Franklin City Ballet Training: A Parent's Guide to Pre-Professional and Recreational Programs

Last updated: January 2025


For parents standing at the crossroads between recreational dance and pre-professional training, Franklin City offers unexpected density of ballet options—if you know where to look. This guide examines four distinct training pathways within 30 minutes of downtown, based on interviews with school directors, 2023–24 student outcome data, and direct observation of advanced classes.


How We Evaluated These Programs

We spoke with artistic directors and registrars at each institution, reviewed recent student placements, and verified faculty credentials through professional dance databases. Tuition figures represent 2024–25 academic year rates and exclude costume, competition, and summer intensive fees.

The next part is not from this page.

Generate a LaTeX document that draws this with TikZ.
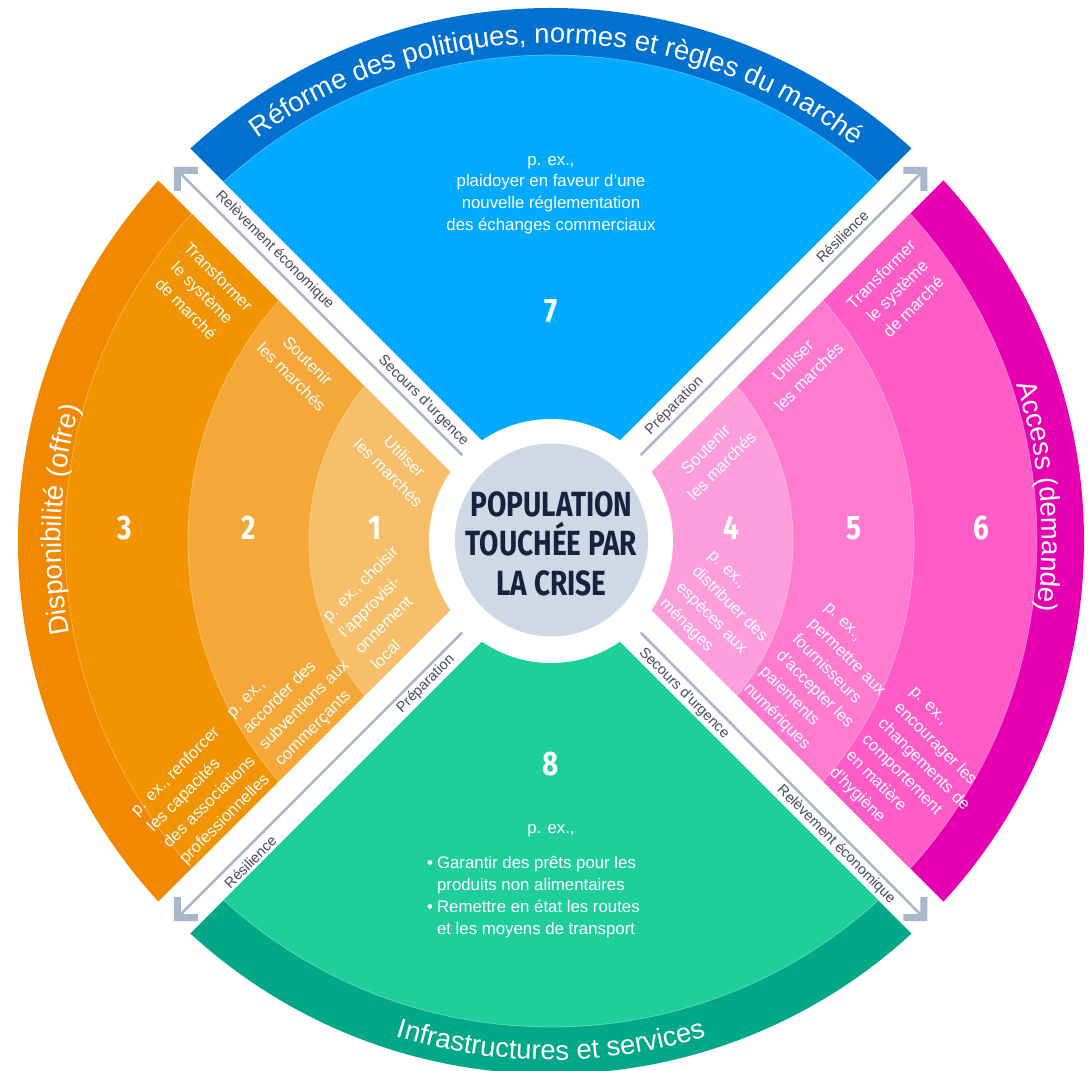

At a Glance: Four Training Models

School Best For Training Philosophy Annual Tuition Standout Feature
Tennessee Ballet Conservatory Pre-professional track students Vaganova-based intensive $4,200–$6,800 Direct pipeline to regional company apprenticeships
Nashville Ballet—Franklin Studio Dancers seeking professional company exposure Balanchine-influenced $3,100–$5,400 Weekly classes with Nashville Ballet company members
Franklin School of Performing Arts Multi-discipline dancers Recreational-to-pre-professional bridge $1,800–$3,600 Annual Nutcracker with live orchestra
Middle Tennessee Ballet (formerly Tennessee Ballet Conservatory satellite) Young beginners through early teens Cecchetti-based fundamentals $1,200–$2,400 Performance-focused with 3 annual productions

Detailed Program Profiles

Tennessee Ballet Conservatory

Pre-Professional Intensive

Artistic Director Marina Kolesnikova, former soloist with the Bolshoi Ballet, established TBC in 2016 with a singular focus: preparing students for company contracts or tier-one university dance programs. The 32-student upper school (ages 12–18) trains six days weekly, with mandatory Pilates, character, and pas de deux.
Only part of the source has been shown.